Senior living providers that use AR financing should be aware that the U.S. Department of Housing and Urban Development (HUD) Sec. 232 program, better known as HUD LEAN, has recently announced substantial changes to loan documents. Among those changes are significant revisions to the accounts receivable financing documents.

When using AR financing, borrowers must have their AR lender agree to and execute these documents prior to submitting an application for HUD's approval. However, the recent changes could present some challenges to both the AR lender and the borrower.

For skilled nursing facilities and some assisted living facilities that accept Medicaid waivers, AR financing is relatively common. The AR lender, which is a bank or finance company, extends a revolving loan to a provider that is secured by government receivables. The loan proceeds help smooth the provider's cash flows by providing immediate and reliable payments to offset delays in reimbursement.

Payment for Medicaid and Medicare services to anyone other than a provider is prohibited by Federal law. As such, providers that wish to finance these receivables enter into an agreement with the AR lender that requires the provider to receive government payments into their own accounts. On a regular basis, deposits are then swept from the provider's account to the AR lender's account.

Both an updated Accounts Receivable Financing Certification and an updated Intercreditor Agreement are included in the new HUD LEAN documents. The former addresses the comingling of funds and certification of the collateral used for the loans. The latter outlines the relationship between the borrower, HUD lender and AR lender with respect to the provider's AR cash flows.

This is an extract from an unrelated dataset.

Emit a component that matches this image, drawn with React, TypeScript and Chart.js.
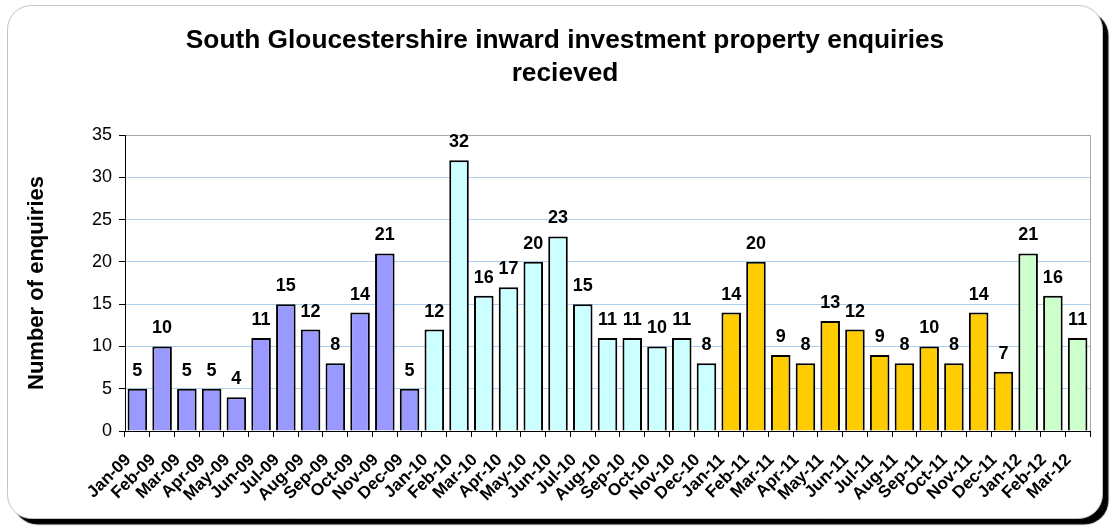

This agreement is required for HUD loan approval and has precedence to the contract between the AR lender and borrower.

Below are a few potentially challenging issues associated with HUD's revised AR documents: 

 

  • Cross Collateralization ─ Some AR loans are cross-collateralized with multiple facilities. HUD's new collateral certification could force providers to take out AR loans for individual facilities, losing the benefits of borrowing with a larger collateral base. Providers forced to use single-facility financing could see AR loan costs rise or experience difficulty securing loans for their smaller facilities.
  •  Cut-Off Time ─ Maturity of the AR loan will now trigger a 30-day period in which the AR lender has to recover its full obligations. Similar to a default event, the AR lender will immediately lose collateral coverage for all obligations other than principal and interest if the AR loan has not been paid in full at the maturity date. This has the potential to impact the terms and pricing of the AR loan.
  •  Obligation Collection ─ The collection period now begins as soon as any default event occurs, even immaterial defaults under the AR loan that regularly occur with SNFs. This change forces the AR lender to halt loans immediately and wait for approval from the FHA lender to continue advancing funds in any default scenario. The delay in funding could lead to liquidity issues for a provider.
  •  Collateral Definitions ─ HUD's new definitions for priority collateral limit what an AR lender can secure. AR lenders may be vulnerable to losing a portion of their collateral without warning. It could prove difficult for them to underwrite and price this risk, thereby preventing them from extending new loans with the same pricing and terms.
  • Secured Collateral ─ When there is a default under the FHA loan, the obligations covered by the AR lender's priority security interest will immediately decrease. The new obligations will only cover principal, interest and select fees owed under the AR loan, causing any premiums, late charges and other fees to become unsecured. As the size of the collateral shrinks, it becomes less likely a provider will be able to secure as large of an AR loan. 

To make the AR document requirements more agreeable to their existing business model, AR lenders are in the process of working with HUD. The AR financing requirements will likely evolve as the effects of these new documents play out on actual HUD transactions that involve AR financing.